Instructions to follow.
Without the pictures, return exactly the lines from the one with "Output the LaTeX" through the one with "(271,664) -- (319,666);". Both end lines belong in the copy.

Material for this task.
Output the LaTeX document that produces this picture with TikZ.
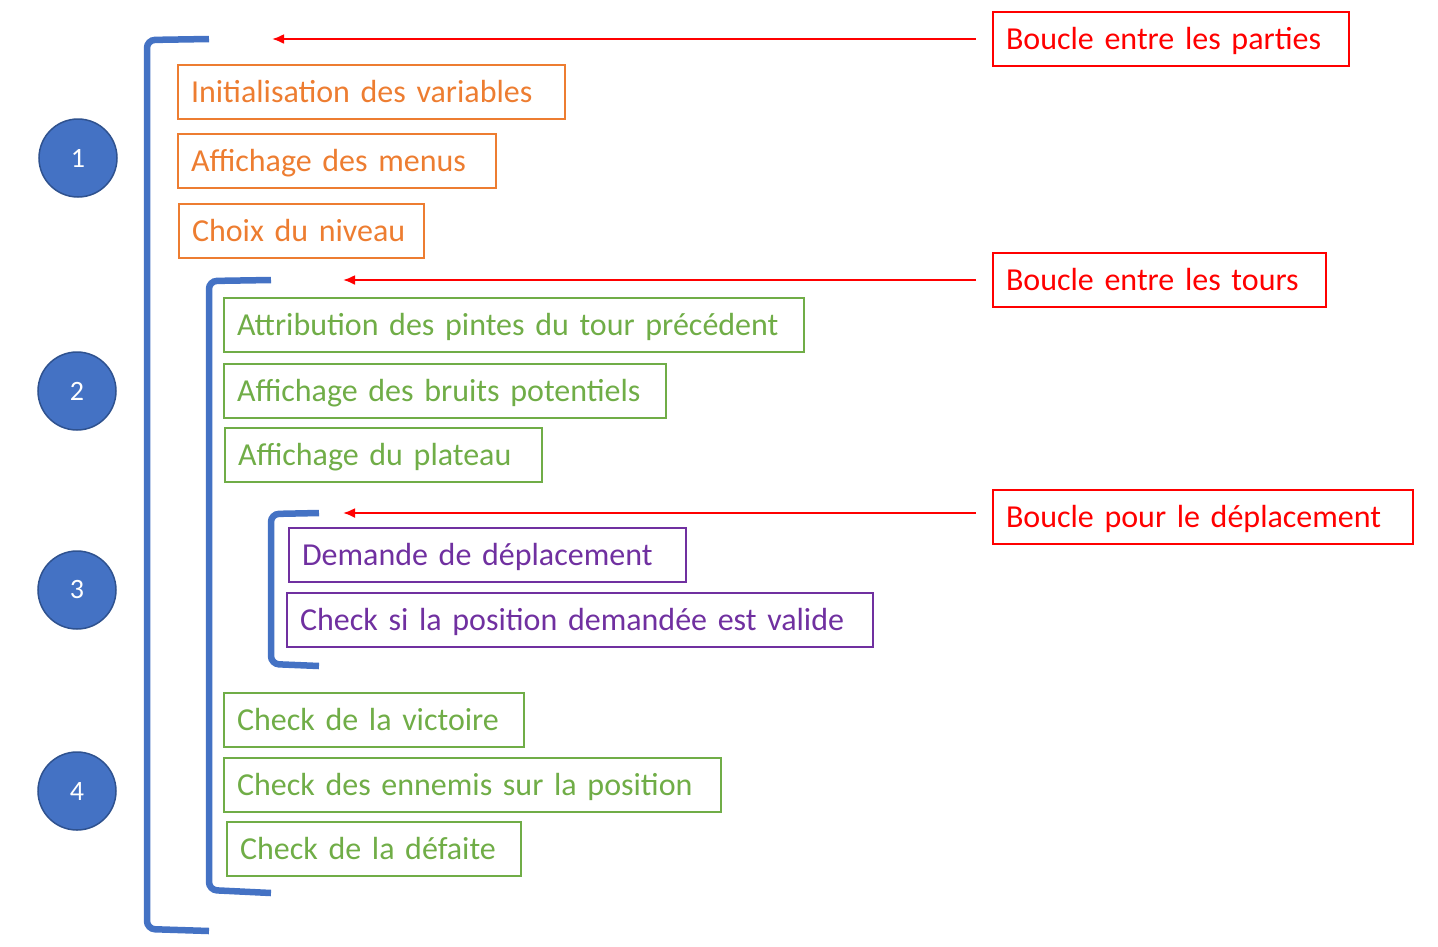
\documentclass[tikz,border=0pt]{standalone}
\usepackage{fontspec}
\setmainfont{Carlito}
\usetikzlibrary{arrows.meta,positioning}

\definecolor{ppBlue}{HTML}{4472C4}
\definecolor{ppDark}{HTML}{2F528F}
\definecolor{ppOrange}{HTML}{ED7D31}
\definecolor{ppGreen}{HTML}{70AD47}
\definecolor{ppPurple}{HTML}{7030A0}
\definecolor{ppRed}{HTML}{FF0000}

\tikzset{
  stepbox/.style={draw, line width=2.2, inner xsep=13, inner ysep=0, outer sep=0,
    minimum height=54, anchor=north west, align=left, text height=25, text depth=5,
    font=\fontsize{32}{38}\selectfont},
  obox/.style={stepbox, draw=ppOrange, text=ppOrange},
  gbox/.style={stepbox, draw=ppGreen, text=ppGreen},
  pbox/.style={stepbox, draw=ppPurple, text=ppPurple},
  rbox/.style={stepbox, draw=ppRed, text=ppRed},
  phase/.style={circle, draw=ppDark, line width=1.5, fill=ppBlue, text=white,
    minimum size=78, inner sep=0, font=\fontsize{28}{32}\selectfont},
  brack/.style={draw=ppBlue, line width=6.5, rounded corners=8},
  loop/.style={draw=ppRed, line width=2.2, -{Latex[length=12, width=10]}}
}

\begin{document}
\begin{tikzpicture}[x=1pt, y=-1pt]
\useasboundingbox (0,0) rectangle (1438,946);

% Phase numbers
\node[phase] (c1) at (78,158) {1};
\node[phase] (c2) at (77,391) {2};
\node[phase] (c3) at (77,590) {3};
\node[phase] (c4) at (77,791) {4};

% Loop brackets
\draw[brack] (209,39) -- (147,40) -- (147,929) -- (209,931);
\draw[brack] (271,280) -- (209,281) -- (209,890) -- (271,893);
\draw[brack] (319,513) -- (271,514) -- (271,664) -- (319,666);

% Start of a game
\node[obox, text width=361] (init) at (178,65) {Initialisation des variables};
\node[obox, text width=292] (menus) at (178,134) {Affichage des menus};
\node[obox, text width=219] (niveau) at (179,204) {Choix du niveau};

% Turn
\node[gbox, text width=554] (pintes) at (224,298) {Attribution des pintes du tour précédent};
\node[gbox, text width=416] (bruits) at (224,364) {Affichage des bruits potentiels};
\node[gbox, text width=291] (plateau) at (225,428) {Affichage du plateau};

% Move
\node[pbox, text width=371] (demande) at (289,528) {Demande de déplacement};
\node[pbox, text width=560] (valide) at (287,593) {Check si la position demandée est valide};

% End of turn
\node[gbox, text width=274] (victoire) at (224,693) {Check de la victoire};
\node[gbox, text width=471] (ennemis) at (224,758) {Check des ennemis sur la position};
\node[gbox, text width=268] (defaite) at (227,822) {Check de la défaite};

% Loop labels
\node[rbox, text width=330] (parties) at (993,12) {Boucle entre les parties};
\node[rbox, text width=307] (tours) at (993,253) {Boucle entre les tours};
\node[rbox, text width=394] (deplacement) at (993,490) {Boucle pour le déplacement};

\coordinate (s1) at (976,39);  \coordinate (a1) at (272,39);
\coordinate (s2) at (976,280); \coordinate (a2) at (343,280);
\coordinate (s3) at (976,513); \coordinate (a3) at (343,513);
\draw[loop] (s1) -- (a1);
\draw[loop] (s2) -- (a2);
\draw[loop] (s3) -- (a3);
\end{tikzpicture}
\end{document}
--
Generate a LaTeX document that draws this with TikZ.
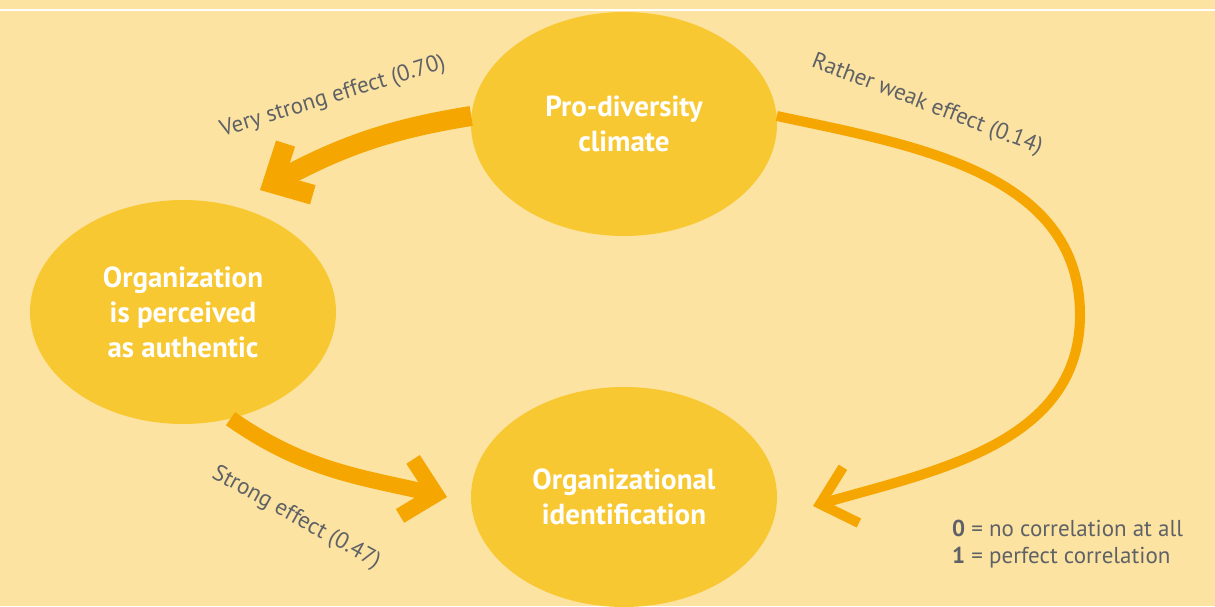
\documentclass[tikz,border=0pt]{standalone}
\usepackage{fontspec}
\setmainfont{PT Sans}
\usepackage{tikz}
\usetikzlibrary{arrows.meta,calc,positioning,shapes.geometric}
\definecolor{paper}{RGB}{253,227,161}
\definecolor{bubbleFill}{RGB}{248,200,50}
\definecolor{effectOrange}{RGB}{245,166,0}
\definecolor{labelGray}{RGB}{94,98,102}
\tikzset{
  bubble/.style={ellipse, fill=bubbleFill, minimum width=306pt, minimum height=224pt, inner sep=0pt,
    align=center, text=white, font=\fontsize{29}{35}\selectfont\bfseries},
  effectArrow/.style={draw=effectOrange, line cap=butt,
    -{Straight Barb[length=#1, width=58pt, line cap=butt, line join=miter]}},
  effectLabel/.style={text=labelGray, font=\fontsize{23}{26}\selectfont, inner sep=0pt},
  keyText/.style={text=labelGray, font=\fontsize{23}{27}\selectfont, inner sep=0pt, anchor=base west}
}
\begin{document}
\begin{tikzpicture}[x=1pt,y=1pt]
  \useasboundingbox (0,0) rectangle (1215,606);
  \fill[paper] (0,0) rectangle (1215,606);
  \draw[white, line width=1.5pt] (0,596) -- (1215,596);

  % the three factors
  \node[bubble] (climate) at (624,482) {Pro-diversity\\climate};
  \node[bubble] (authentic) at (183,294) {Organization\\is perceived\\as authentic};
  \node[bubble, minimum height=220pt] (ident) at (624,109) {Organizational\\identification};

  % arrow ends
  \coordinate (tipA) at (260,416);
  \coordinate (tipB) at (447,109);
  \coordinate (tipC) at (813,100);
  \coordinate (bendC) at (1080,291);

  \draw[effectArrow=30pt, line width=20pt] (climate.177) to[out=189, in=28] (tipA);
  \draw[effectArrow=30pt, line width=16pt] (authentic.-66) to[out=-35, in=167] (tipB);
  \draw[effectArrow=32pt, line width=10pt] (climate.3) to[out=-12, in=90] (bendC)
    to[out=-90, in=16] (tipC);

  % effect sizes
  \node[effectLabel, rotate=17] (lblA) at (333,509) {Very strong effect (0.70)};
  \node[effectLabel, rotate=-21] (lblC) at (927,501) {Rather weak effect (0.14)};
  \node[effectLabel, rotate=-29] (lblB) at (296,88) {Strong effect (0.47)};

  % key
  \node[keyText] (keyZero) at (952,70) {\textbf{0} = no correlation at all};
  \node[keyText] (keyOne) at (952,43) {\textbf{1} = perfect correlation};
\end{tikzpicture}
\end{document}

Solution to the exercise.
Output the LaTeX document that produces this picture with TikZ.
\documentclass[tikz,border=0pt]{standalone}
\usepackage{fontspec}
\setmainfont{Carlito}
\usetikzlibrary{arrows.meta,positioning}

\definecolor{ppBlue}{HTML}{4472C4}
\definecolor{ppDark}{HTML}{2F528F}
\definecolor{ppOrange}{HTML}{ED7D31}
\definecolor{ppGreen}{HTML}{70AD47}
\definecolor{ppPurple}{HTML}{7030A0}
\definecolor{ppRed}{HTML}{FF0000}

\tikzset{
  stepbox/.style={draw, line width=2.2, inner xsep=13, inner ysep=0, outer sep=0,
    minimum height=54, anchor=north west, align=left, text height=25, text depth=5,
    font=\fontsize{32}{38}\selectfont},
  obox/.style={stepbox, draw=ppOrange, text=ppOrange},
  gbox/.style={stepbox, draw=ppGreen, text=ppGreen},
  pbox/.style={stepbox, draw=ppPurple, text=ppPurple},
  rbox/.style={stepbox, draw=ppRed, text=ppRed},
  phase/.style={circle, draw=ppDark, line width=1.5, fill=ppBlue, text=white,
    minimum size=78, inner sep=0, font=\fontsize{28}{32}\selectfont},
  brack/.style={draw=ppBlue, line width=6.5, rounded corners=8},
  loop/.style={draw=ppRed, line width=2.2, -{Latex[length=12, width=10]}}
}

\begin{document}
\begin{tikzpicture}[x=1pt, y=-1pt]
\useasboundingbox (0,0) rectangle (1438,946);

% Phase numbers
\node[phase] (c1) at (78,158) {1};
\node[phase] (c2) at (77,391) {2};
\node[phase] (c3) at (77,590) {3};
\node[phase] (c4) at (77,791) {4};

% Loop brackets
\draw[brack] (209,39) -- (147,40) -- (147,929) -- (209,931);
\draw[brack] (271,280) -- (209,281) -- (209,890) -- (271,893);
\draw[brack] (319,513) -- (271,514) -- (271,664) -- (319,666);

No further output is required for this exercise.